L’incontro tra i due leaders chiude definitivamente la stagione delle tensioni all’interno del Gulf Cooperation Council. Dopo i Mondiali di calcio e il patto del gas con Cina e Germania, il Qatar ha acquisito grande rilevanza negli equilibri energetici mondiali
Il Qatar sembra essere passato nel giro di pochi anni dall’inferno al paradiso, da entità reietta tra i Paesi del Golfo a Stato fondamentale per la stabilità energetica mondiale e, di pari passo, per quella regionale. La visita nella nazione del Presidente degli Emirati Arabi Uniti, Sheikh Mohamed bin Zayed Al Nahyan, non fa altro che confermare il trend positivo per Doha che, nel mezzo dell’organizzazione dei discussi Mondiali di calcio, ha colto l’occasione per ripulirsi l’immagine e portare avanti azioni in politica economica ed estera.
Prima l’accordo con la Cina per la fornitura di gas per 27 anni, poi la firma con la Germania di un deal di 15 anni, ora l’arrivo a Doha del Presidente emiratino, che va a chiudere anni complessi nelle relazioni tra i due Paesi: un successo a 360 gradi per il piccolo emirato del Golfo, che accoglie Al Nahyan con tutti gli onori che si concedono ad un vecchio amico. Nella giornata di ieri, l’Emiro Sheikh Tamim bin Hamad Al-Thani ha ricevuto al suo arrivo all’Hamad International Airport il Presidente degli Emirati, visto tra l’altro da molti come l’architetto della congiura contro il Qatar avvenuta negli anni passati.
La volontà d’indipendenza di Doha in politica estera, il sostegno qatarino alle opposizioni nel corso delle sfortunatamente ribattezzate primavere arabe, la presenza in patria di una voce critica come Al Jazeera verso i Governi dell’Arabia Saudita e dell’Egitto hanno portato alla saturazione dei rapporti tra gli Stati del Consiglio di Cooperazione del Golfo, culminati nel 2017 con la decisione di boicottaggio. All’apice della crisi, come ricorda Associated Press, i giornali degli Emirati arrivarono persino a proporre la realizzazione di una trincea lungo il confine tra Arabia Saudita e Qatar, per riempirla di scorie nucleari.
Le ragioni del boicottaggio
La rabbia rivolta a Doha dai Paesi del Gulf Cooperation Council (in particolare Arabia Saudita e Emirati Arabi Uniti) poggiava principalmente sull’avvicinamento del Qatar a Iran e Turchia, attori geopolitici straordinariamente importanti, ciascuno con i propri interessi nell’ampia regione mediorientale.

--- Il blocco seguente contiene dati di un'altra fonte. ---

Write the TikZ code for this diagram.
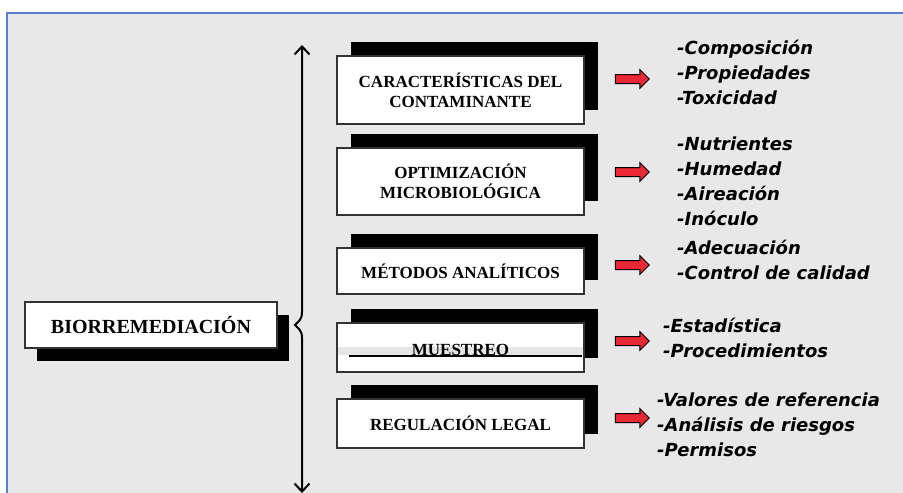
\documentclass[tikz,border=0pt]{standalone}
\usepackage{fontspec}
\setmainfont{Liberation Serif}
\newfontfamily\listfont{DejaVu Sans}
\usetikzlibrary{shapes.arrows,shadows,arrows.meta}
\definecolor{fondo}{RGB}{232,232,232}
\definecolor{marco}{RGB}{90,125,205}
\definecolor{flecha}{RGB}{232,40,52}
\tikzstyle{caja}=[draw=black!80,line width=1.2pt,fill=white,minimum width=247pt,inner sep=0pt,align=center,font=\fontsize{17}{20}\selectfont\bfseries,drop shadow={shadow xshift=14pt,shadow yshift=14pt,fill=black,opacity=1}]
\tikzstyle{raiz}=[draw=black!80,line width=1.2pt,fill=white,minimum width=252pt,minimum height=46pt,inner sep=0pt,font=\fontsize{20}{22}\selectfont\bfseries,drop shadow={shadow xshift=12pt,shadow yshift=-13pt,fill=black,opacity=1}]
\tikzstyle{fl}=[single arrow,draw=black,line width=1pt,fill=flecha,minimum height=34pt,single arrow head extend=5pt,inner xsep=0pt,inner ysep=4pt]
\tikzstyle{lista}=[anchor=west,align=left,inner sep=0pt,font=\listfont\fontsize{18}{25}\selectfont\bfseries\itshape]
\tikzstyle{llave}=[line width=2pt,{Straight Barb[length=8pt,width=15pt]}-{Straight Barb[length=8pt,width=15pt]}]

\begin{document}
\begin{tikzpicture}[x=1pt,y=-1pt]
\useasboundingbox (0,0) rectangle (903,493);
\fill[fondo] (7,13) rectangle (903,493);
\draw[marco,line width=1.5pt] (7,493) -- (7,13) -- (903,13);

\node[raiz] (bio) at (151,325) {BIORREMEDIACIÓN};
\draw[llave] (302,45) -- (302,312) .. controls (302,321) and (297,322) .. (295,325) .. controls (297,328) and (302,329) .. (302,338) -- (302,493);

\node[caja,minimum height=68pt] (carac) at (460.5,90) {CARACTERÍSTICAS DEL\\CONTAMINANTE};
\node[caja,minimum height=67pt] (optim) at (460.5,181.5) {OPTIMIZACIÓN\\MICROBIOLÓGICA};
\node[caja,minimum height=46pt] (metod) at (460.5,271) {MÉTODOS ANALÍTICOS};
\node[caja,minimum height=49pt] (muest) at (460.5,347.5) {};
\fill[black!10] (338,347) rectangle (583,355);
\draw[line width=1.2pt] (349,356) -- (582,356);
\node[anchor=base,inner sep=0pt,font=\fontsize{17}{20}\selectfont\bfseries] (muestt) at (460.5,355) {MUESTREO};
\node[caja,minimum height=49pt] (regul) at (460.5,423.5) {REGULACIÓN LEGAL};

\node[fl] (f1) at (630,79) {};
\node[fl] (f2) at (630,172) {};
\node[fl] (f3) at (630,265) {};
\node[fl] (f4) at (630,341) {};
\node[fl] (f5) at (630,418) {};

\node[lista] (l1) at (677,72.5) {-Composición\\-Propiedades\\-Toxicidad};
\node[lista] (l2) at (677,181) {-Nutrientes\\-Humedad\\-Aireación\\-Inóculo};
\node[lista] (l3) at (677,260) {-Adecuación\\-Control de calidad};
\node[lista] (l4) at (663,337.5) {-Estadística\\-Procedimientos};
\node[lista] (l5) at (657,424.5) {-Valores de referencia\\-Análisis de riesgos\\-Permisos};
\end{tikzpicture}
\end{document}
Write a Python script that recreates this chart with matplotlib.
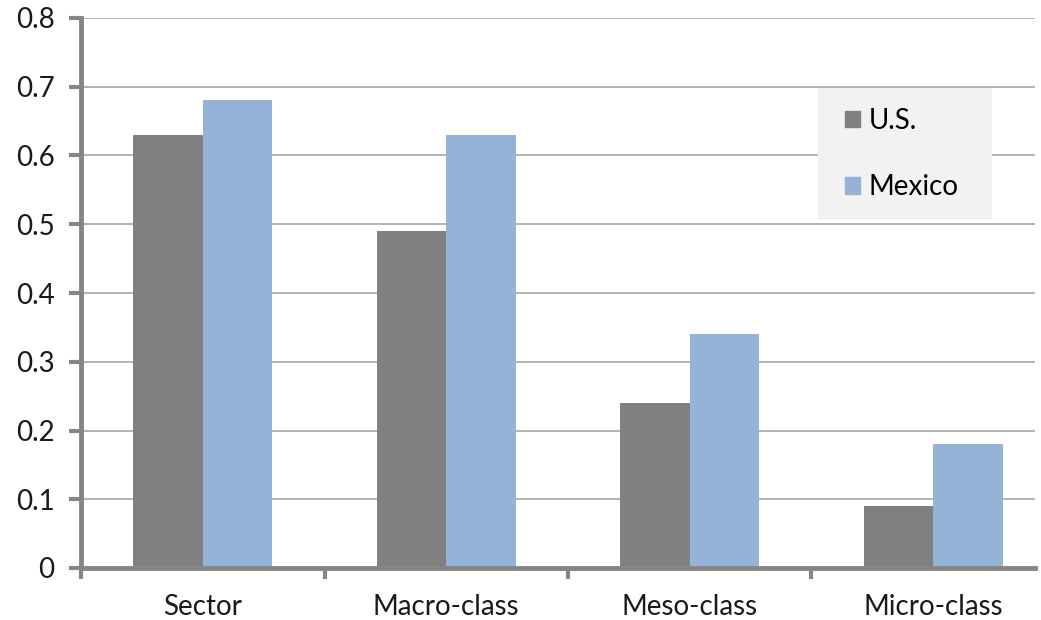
import numpy as np
import matplotlib.pyplot as plt
from matplotlib.patches import Patch, Rectangle

plt.rcParams["font.family"] = ["Lato", "DejaVu Sans"]

categories = ["Sector", "Macro-class", "Meso-class", "Micro-class"]
us = [0.63, 0.49, 0.24, 0.09]
mexico = [0.68, 0.63, 0.34, 0.18]

us_color = "#808080"
mx_color = "#95B3D7"
axis_color = "#868686"

fig = plt.figure(figsize=(10.41, 6.2), dpi=100)
W, H = 1041, 620
left, right, top, bottom = 81, 1035, 18, 568
ax = fig.add_axes([left / W, 1 - bottom / H, (right - left) / W, (bottom - top) / H])

x = np.arange(len(categories))
bw = 1 / 3.5
ax.bar(x - bw / 2, us, bw, color=us_color, zorder=2)
ax.bar(x + bw / 2, mexico, bw, color=mx_color, zorder=2)

ax.set_yticks(np.arange(0, 0.81, 0.1))
ax.set_yticklabels(["0"] + ["%.1f" % v for v in np.arange(0.1, 0.81, 0.1)])
ax.yaxis.grid(True, color="#A6A6A6", linewidth=1.2, zorder=0)

ax.set_xticks(np.arange(-0.5, 3.6, 1.0))
ax.set_xticklabels([])
ax.set_xticks(x, minor=True)
ax.set_xticklabels(categories, minor=True)
ax.set_ylim(0, 0.8)
ax.set_xlim(-0.5, -0.5 + (right - left) / 243.5)
ax.tick_params(axis="x", which="minor", length=0, pad=19, labelsize=20, labelcolor="#1a1a1a")
ax.tick_params(axis="x", which="major", length=8, width=3, color=axis_color, direction="out")
ax.tick_params(axis="y", length=9, width=3, color=axis_color, direction="out",
               labelsize=20, labelcolor="#1a1a1a", pad=10)

for s in ["top", "right"]:
    ax.spines[s].set_visible(False)
for s in ["left", "bottom"]:
    ax.spines[s].set_color(axis_color)
    ax.spines[s].set_linewidth(3.5)

# legend background box
bx0, bx1, by0, by1 = 818, 992, 88, 220
fig.patches.append(Rectangle((bx0 / W, 1 - by1 / H), (bx1 - bx0) / W, (by1 - by0) / H,
                             transform=fig.transFigure, facecolor="#F2F2F2",
                             edgecolor="none", zorder=3))
handles = [Patch(color=us_color, label="U.S."), Patch(color=mx_color, label="Mexico")]
leg = fig.legend(handles=handles, loc="center left",
                 bbox_to_anchor=(845 / W, 1 - (by0 + by1) / 2 / H),
                 frameon=False, fontsize=20, handlelength=0.55, handleheight=0.55,
                 handletextpad=0.3, labelspacing=1.45, borderpad=0, borderaxespad=0)
leg.set_zorder(4)

fig.savefig("out.png", dpi=100)
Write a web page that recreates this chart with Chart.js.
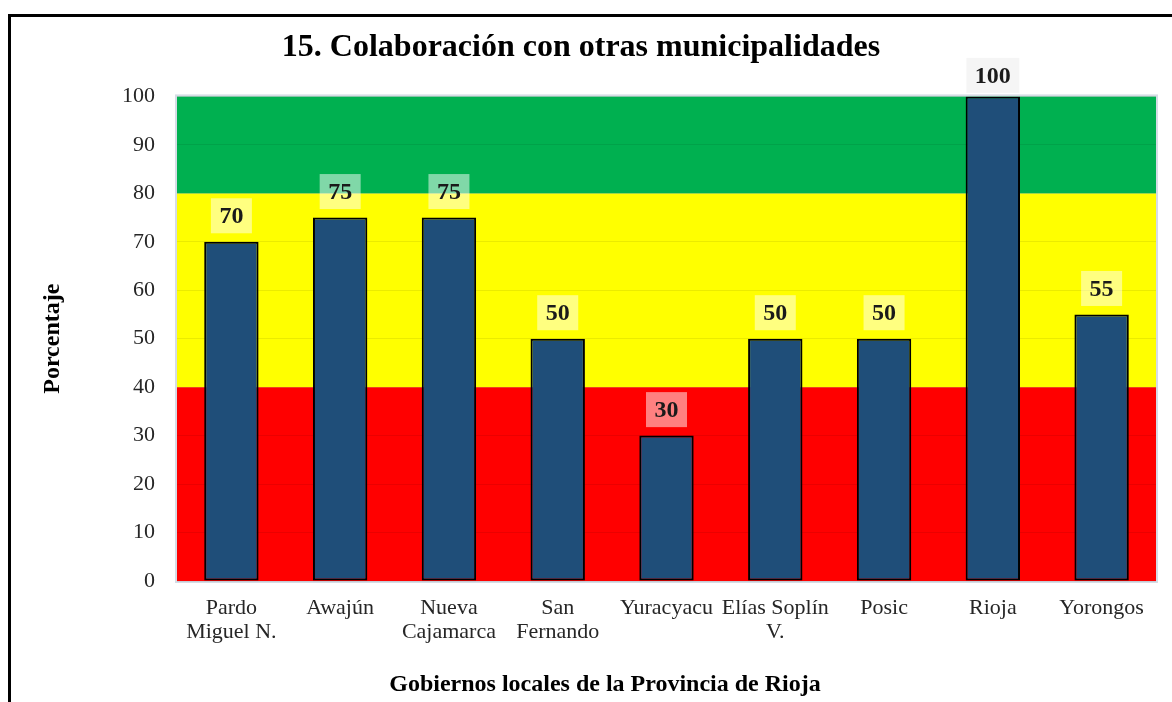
<!DOCTYPE html>
<html>
<head>
<meta charset="utf-8">
<script src="https://cdn.jsdelivr.net/npm/chart.js@4/dist/chart.umd.min.js"></script>
<style>
  html, body { margin: 0; padding: 0; background: #fff; overflow: hidden; }
  #frame {
    position: absolute; left: 8px; top: 14px; width: 1300px; height: 800px;
    border-left: 3px solid #000; border-top: 3px solid #000;
  }
  #wrap { position: absolute; left: 0; top: 0; width: 1172px; height: 702px; }
</style>
</head>
<body>
<div id="frame"></div>
<div id="wrap"><canvas id="chart" width="1172" height="702"></canvas></div>
<script>
const categories = [
  ['Pardo', 'Miguel N.'], 'Awajún', ['Nueva', 'Cajamarca'], ['San', 'Fernando'],
  'Yuracyacu', ['Elías Soplín', 'V.'], 'Posic', 'Rioja', 'Yorongos'
];
const values = [70, 75, 75, 50, 30, 50, 50, 100, 55];
// semáforo: rojo 0-40, amarillo 40-80, verde 80-100
const bandLimits = [0, 40, 80, 100];
const bandColors = ['#FF0000', '#FFFF00', '#00B050'];
const xTitle = 'Gobiernos locales de la Provincia de Rioja';

const serif = '"Liberation Serif", "Times New Roman", serif';

// colored background bands behind the grid
const bandsPlugin = {
  id: 'bands',
  beforeDraw(chart) {
    const { ctx, chartArea, scales: { y } } = chart;
    ctx.save();
    for (let i = 0; i < bandColors.length; i++) {
      const top = y.getPixelForValue(bandLimits[i + 1]);
      const bottom = y.getPixelForValue(bandLimits[i]);
      ctx.fillStyle = bandColors[i];
      ctx.fillRect(chartArea.left, top, chartArea.right - chartArea.left, bottom - top);
    }
    ctx.strokeStyle = '#D6DCE5';
    ctx.lineWidth = 2;
    ctx.strokeRect(chartArea.left - 1, chartArea.top - 1,
      chartArea.right - chartArea.left + 2, chartArea.bottom - chartArea.top + 2);
    ctx.restore();
  }
};

// value labels with a light box behind them, plus the x axis title
const labelsPlugin = {
  id: 'valueLabels',
  afterDatasetsDraw(chart) {
    const { ctx, chartArea } = chart;
    const meta = chart.getDatasetMeta(0);
    ctx.save();
    ctx.font = 'bold 24px ' + serif;
    ctx.textAlign = 'center';
    ctx.textBaseline = 'middle';
    meta.data.forEach((bar, i) => {
      const text = String(values[i]);
      const w = ctx.measureText(text).width + 17;
      const h = 35;
      const cy = Math.max(bar.y - 26, chartArea.top - 21);
      ctx.fillStyle = values[i] >= 100 ? 'rgba(238,238,238,0.6)' : 'rgba(255,255,255,0.5)';
      ctx.fillRect(bar.x - w / 2, cy - h / 2, w, h);
      ctx.fillStyle = '#1a1a1a';
      ctx.fillText(text, bar.x, cy + 1);
    });

    ctx.font = 'bold 24px ' + serif;
    ctx.fillStyle = '#000';
    ctx.fillText(xTitle, 605, 685);
    ctx.restore();
  }
};

new Chart(document.getElementById('chart').getContext('2d'), {
  type: 'bar',
  data: {
    labels: categories,
    datasets: [{
      label: 'Porcentaje',
      data: values,
      backgroundColor: '#1F4E79',
      borderColor: '#000000',
      borderWidth: 2,
      borderSkipped: false,
      barPercentage: 0.5,
      categoryPercentage: 1.0
    }]
  },
  options: {
    responsive: false,
    animation: false,
    layout: { padding: { left: 6, right: 16, top: 0, bottom: 6 } },
    plugins: {
      legend: { display: false },
      tooltip: { enabled: false },
      title: {
        display: true,
        text: '15. Colaboración con otras municipalidades',
        color: '#000',
        font: { family: serif, size: 32, weight: 'bold' },
        padding: { top: 29, bottom: 29 }
      }
    },
    scales: {
      x: {
        grid: { display: false, drawTicks: false },
        border: { display: false },
        ticks: {
          color: '#262626',
          font: { family: serif, size: 22, lineHeight: 1.1 },
          padding: 15,
          maxRotation: 0,
          autoSkip: false
        },
        afterFit(scale) { scale.height = 115; }
      },
      y: {
        min: 0,
        max: 100,
        ticks: {
          stepSize: 10,
          color: '#262626',
          font: { family: serif, size: 22 },
          padding: 22
        },
        grid: { color: 'rgba(0,0,0,0.08)', drawTicks: false },
        border: { display: false },
        title: {
          display: true,
          text: 'Porcentaje',
          color: '#000',
          font: { family: serif, size: 24, weight: 'bold' },
          padding: { top: 32, bottom: 0 }
        },
        afterFit(scale) { scale.width = 171; }
      }
    }
  },
  plugins: [bandsPlugin, labelsPlugin]
});
</script>
</body>
</html>
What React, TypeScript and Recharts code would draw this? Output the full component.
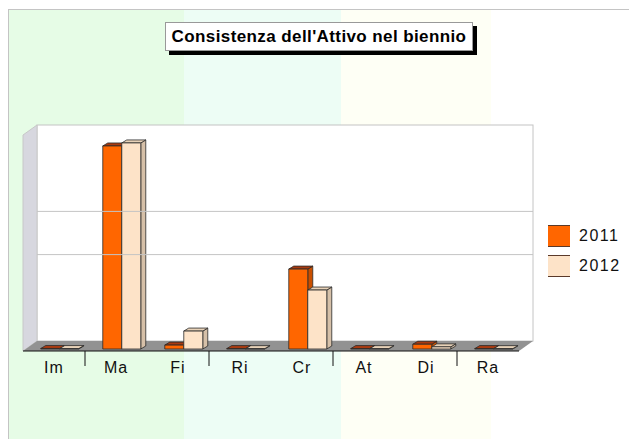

Ankara è in aperto contrasto con Riad — player di riferimento degli Stati Uniti — nel confronto economico e sul soft power ideologico dell’Islam. Teheran è l’antagonista dei sauditi fin dalla Rivoluzione del 1979, oltre che sul fronte energetico e religioso. In aggiunta, Doha è stata accusata di appoggio alla Fratellanza Musulmana, realtà politica contro la quale si è scagliato l’attuale Presidente dell’Egitto Abdel Fattah al-Sisi, al potere dopo aver rovesciato l’esponente dei Fratelli Musulmani Mohamed Morsi, poi morto in prigione nel 2019. Una serie di questioni delicate, da leggere negli anni di Presidenza statunitense a guida Donald Trump, che ha lasciato ampia libertà d’azione a Riad e al Principe Mohammed bin Salman, direttamente legato alla morte del giornalista Jamal Khashoggi.
Con la visita in Qatar del Presidente degli Emirati si segnala la fine dello strappo tra le due Nazioni, che rafforza la scelta del 41° summit del Gulf Cooperation Council del 2021 ad Al-Ula, che permise di riaprire le porte dell’organizzazione a Doha. L’attenzione internazionale è altissima verso l’emirato che, oltre ad ospitare il mondiale di calcio in pieno svolgimento, è diventato di grande rilevanza negli equilibri energetici mondiali, a maggior ragione dopo gli accordi chiusi da QatarEnergy con Cina e Germania.